Investigations starts with a lot of promise, similar to Capra's "Web of Life" with Kauffman demonstrating both his knowledge of the complexity of genetics and some good writing skills. In fact, I learned quite a bit reading the first 4 chapters although I suspect that readers expecting something similar to Gleick's "Chaos" will have their eyes glaze over when they hit the more detailed sections of genetic complexity.
However, as Kauffman continues I found the same old story as Capra fell victim to: no meat to the math. What do I mean? Well, if one looks at the equations for something like quantum theory there is much information they impart to give hints about "why". Complexity has produced equations but they don't seem to have any depth - they may describe some phenomenom but don't give any deeper knowledge about it.
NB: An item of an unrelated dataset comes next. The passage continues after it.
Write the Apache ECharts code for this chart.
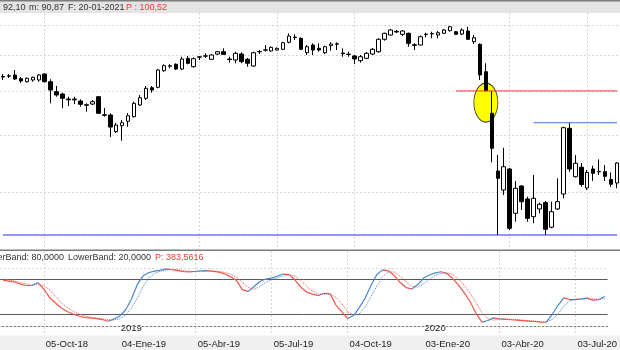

In other words, I don't really get excited about another thermodynamic "law" since that is simply sweeping our ignorance under the proverbial carpet by taking an observation as an axiom. In fact the final chapters, in which Kaufmann tries to tie quantum theory (and string theory) to his thesis, really made me wonder if he just wanted to get this book out before Wolfram's opus.
I suspect Kauffman should have spent some time talking to Ilya Prigogine since any theory trying to explain why things go in one direction (entropy) yet also seem to get more complicated obviously needs to incorporate time. Given that time is an "illusion" (in the grand words of Hawking) if one looks at current physics theories then we still have some distance to go. Prigogine's work in attempting to incorporate time into quantum theory gives a first step forward and Kauffman's theory could build on that.
Not only is the subject matter towards the end of the book very sketchy but so is the language used. On one page alone there are 4 paragraphs in sequence with the same words! I understand repetetive structure can emphasize a point but come on, this is a bit too much to satisfy my grade 8 English teacher! Add in the very short "reference" section - Kauffman mentions names but no works appear in the section - and a rather thin index and I suspect he just wanted to get this book out quickly.
Borrow it from the library (I doubt there will be a softcover) if you must but I wouldn't bother spending the cash.